Goldman researches human-environment relations with the Tanzanian and Kenyan Maasai, one of the most recognizable ethnic groups in Africa, known for its distinctive, colorful dress and social customs. Goldman was in Tanzania in 2009, during the drought, which wreaked havoc on pastures and on Maasai cattle.

Drought is not uncommon in East Africa. But the 2009 drought was particularly detrimental. In the Longido area of Tanzania, northwest of Kilamanjaro National Park, nearly 90 percent of cattle perished. In the southwest part of Monduli District area to the south, which had more rain early in the season, about 10 percent of cattle perished.

In both regions, those who had the financial means and social connections to adopt new coping strategies emerged from the drought most successfully. These new strategies are necessary in part because of the increased fragmentation of the land—much of which has become inaccessible as private farms, conservation areas or national parks.

Goldman saw these coping strategies while doing field work in a village in Monduli Distrct where she has worked since 2004.

“It’s a pretty small village, and I know everybody,” Goldman said. In 2009, “I kept seeing people I didn’t know, and I kept asking them, ‘Where are you from?’”

The number of people who were on the move from Longido seeking better pastures was “just startling,” Goldman said. While Maasai are pastoralists, they do not usually travel such long distances in such large numbers in a single season.

After interviewing several Maasai, she determined they were responding to the drought by doing things they’d never done before “and things that I had never heard before.”

She decided to do a more rigorous survey at the end of the drought, conducting structured interviews of 148 people: 51 in Monduli and 97 in Longido.

“While some households are positively adapting to the constraints of their new environment, this has led and could further lead to increases in stratification within communities,” the authors write. Further, the social-ecological system has been compromised by increased privatization and fragmentation of land.

The ability to purchase pasture depends on having cash and the knowledge that this was a strategy Maasai could employ. That knowledge was not a given, “because it was brand-new for most people.”

In the survey, Goldman asked about adaptive strategies the Maasai (who often employ reciprocal assistance) had never tried before. Those new strategies included paying for access to pasture, paying for grass to be transported to the cows, buying supplemental feed for whole herds.

Climate change is likely to be felt severely in Africa, Goldman said, adding that it’s likely to get wetter in some places, drier in others, generally hotter, and feature more extreme events such as drought.

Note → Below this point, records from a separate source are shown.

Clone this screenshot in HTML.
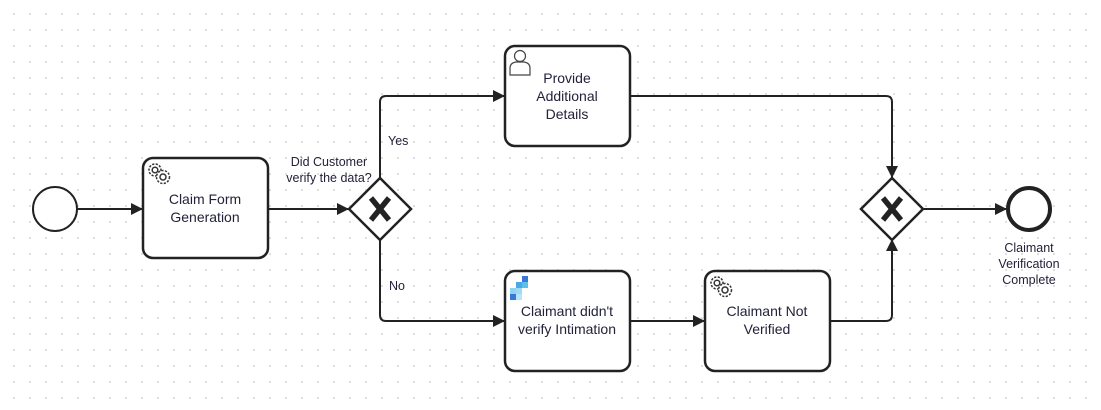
<!DOCTYPE html>
<html><head><style>
html,body{margin:0;padding:0;}
body{width:1101px;height:410px;background:#fff;background-image:radial-gradient(circle,#d6d6d6 0.8px,transparent 1.1px);background-size:16px 16px;background-position:6px 6px;overflow:hidden;}
svg{position:absolute;left:0;top:0;}
text{font-family:"Liberation Sans",sans-serif;fill:#22223a;}
</style></head><body>
<svg width="1101" height="410" viewBox="0 0 1101 410">
<defs><marker id="a" markerWidth="12" markerHeight="12" refX="11" refY="6" orient="auto" markerUnits="userSpaceOnUse"><path d="M0,0 L12,6 L0,12 Z" fill="#222"/></marker></defs>
<g fill="none" stroke="#222" stroke-width="2">
<line x1="77" y1="209" x2="142" y2="209" marker-end="url(#a)"/>
<line x1="268" y1="209" x2="348" y2="209" marker-end="url(#a)"/>
<path d="M380,178 V102 Q380,96 386,96 H504" marker-end="url(#a)"/>
<path d="M380,240 V315 Q380,321 386,321 H504" marker-end="url(#a)"/>
<line x1="630" y1="321" x2="704" y2="321" marker-end="url(#a)"/>
<path d="M630,96 H886 Q892,96 892,102 V177" marker-end="url(#a)"/>
<path d="M830,321 H886 Q892,321 892,315 V240" marker-end="url(#a)"/>
<line x1="924" y1="209" x2="1006" y2="209" marker-end="url(#a)"/>
</g>
<circle cx="55" cy="209" r="22" fill="#fff" stroke="#222" stroke-width="2"/>
<circle cx="1029" cy="209" r="21" fill="#fff" stroke="#222" stroke-width="4"/>
<g fill="#fff" stroke="#222" stroke-width="2.5">
<rect x="143" y="158" width="125" height="100" rx="10"/>
<rect x="505" y="46" width="125" height="100" rx="10"/>
<rect x="505" y="271" width="125" height="100" rx="10"/>
<rect x="705" y="271" width="125" height="100" rx="10"/>
<path d="M380,178 L411,209 L380,240 L349,209 Z"/>
<path d="M892,178 L923,209 L892,240 L861,209 Z"/>
</g>
<g stroke="#222" stroke-width="5.5" stroke-linecap="butt">
<path d="M371,198 L389,220 M389,198 L371,220"/>
<path d="M883,198 L901,220 M901,198 L883,220"/>
</g>
<g fill="none" stroke="#333" stroke-width="1.5">
<circle cx="155" cy="170" r="6" stroke-dasharray="2.2 1.4"/><circle cx="155" cy="170" r="2.8"/>
<circle cx="163" cy="177" r="6.5" stroke-dasharray="2.2 1.4" fill="#fff"/><circle cx="163" cy="177" r="3"/>
<circle cx="717" cy="283" r="6" stroke-dasharray="2.2 1.4"/><circle cx="717" cy="283" r="2.8"/>
<circle cx="725" cy="290" r="6.5" stroke-dasharray="2.2 1.4" fill="#fff"/><circle cx="725" cy="290" r="3"/>
</g>
<g fill="#fff" stroke="#444" stroke-width="1.2">
<path d="M510,75 V68 Q510,63 516,62 H524 Q530,63 530,68 V75 Z"/>
<circle cx="520" cy="56" r="5.5"/>
</g>
<rect x="522" y="276" width="6" height="6" fill="#3a78d8"/>
<rect x="516" y="282" width="6" height="6" fill="#4aa8e8"/>
<rect x="522" y="282" width="6" height="6" fill="#5cc0ec"/>
<rect x="510" y="288" width="6" height="6" fill="#8fd2f2"/>
<rect x="516" y="288" width="6" height="6" fill="#9edaf4"/>
<rect x="510" y="294" width="6" height="6" fill="#3a78d8"/>
<rect x="516" y="294" width="6" height="6" fill="#b8e4f8"/>
<g font-size="14" text-anchor="middle">
<text x="205" y="204">Claim Form</text><text x="205" y="222">Generation</text>
<text x="567" y="83">Provide</text><text x="567" y="101">Additional</text><text x="567" y="119">Details</text>
<text x="567" y="316">Claimant didn't</text><text x="567" y="334">verify Intimation</text>
<text x="767" y="316">Claimant Not</text><text x="767" y="334">Verified</text>
</g>
<g font-size="12.5" text-anchor="middle">
<text x="329" y="166">Did Customer</text><text x="329" y="182">verify the data?</text>
<text x="1029" y="252">Claimant</text><text x="1029" y="268">Verification</text><text x="1029" y="284">Complete</text>
</g>
<g font-size="12.5"><text x="388" y="145">Yes</text><text x="389" y="290">No</text></g>
</svg>
</body></html>
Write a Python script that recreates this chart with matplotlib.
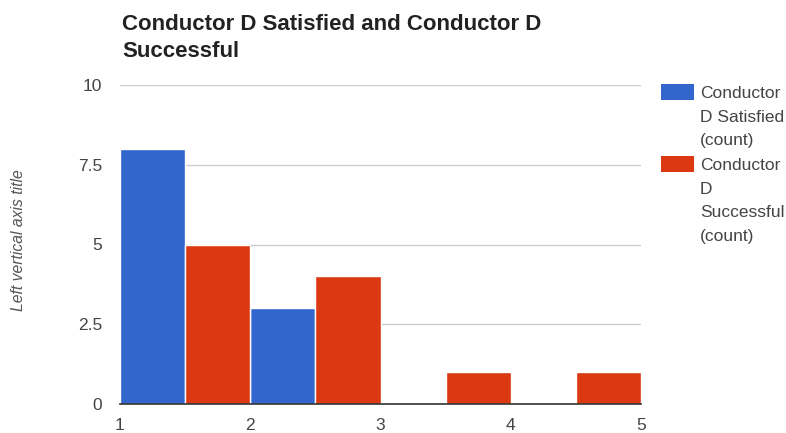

“This means that understanding how people are reacting to a bad drought right now has pretty strong implications for what they may or may not be able to do in the future,” she said.

“I think what our data show is quite troubling: The current landscape-and-institutions nexis is really unsupportive of pastoralism and is making the ability to cope with changes and with extreme events much more difficult.”

“Our findings suggest that certain individuals are going to be able to cope better than others, so we have potentially an increase in the division within society, between the wealthy and the poor.”

Many of the Maasai’s old coping strategies just don’t work anymore because of factors including land fragmentation and increased privatization of management of land and herds, Goldman said. In addition to money, new knowledge, new skills, new kinds of social connections are needed, Goldman said.

“So its not just the same old divisions of the wealthy and the poor, but divisions between people who have these new connections, knowledge and money and those who don’t.”

She noted that pastoralists have always coped with drought, and adapted to their environment; the study shows on the positive side that Maasai are coming up with new coping techniques where their old ones don’t work so well.

“The coping mechanisms that people are utilizing, these newer ones in particular, are not contributing to the ability of the system as a whole to adapt, and they may be contributing to the very processes which will reduce the ability of the larger system to adapt,” Goldman said.

That raises the question of whether preserving pastoral traditions is important. Goldman said it is.

“There’s been a lot of research that has shown that in this part of the world, as in other parts of the world that are characterized as semi-arid ecosystems, the most productive form of land use is pastoralism combined with something like wildlife conservation,” Goldman said.

“Intensive farming, intensive ranching is not sustainable,” she added. “And so if we’ve got large swaths of land that look like this—and they’re most likely to increase to some extent with climate change—then the best way to actually utilize those lands in a sustainable manner would be to maintain pastoralism.”

And if pastoralism is an important part of the way people define themselves—as it is with Maasai—“Who is to decide that it’s not one that should stick around anymore?”

Further, she noted, climate change does not happen in isolation:

“Climate happens in places where there are institutions in place or not in place to help people manage extreme events and where the landscape is either being managed sustainably or not. And I think understanding the way these things are linked is really important.”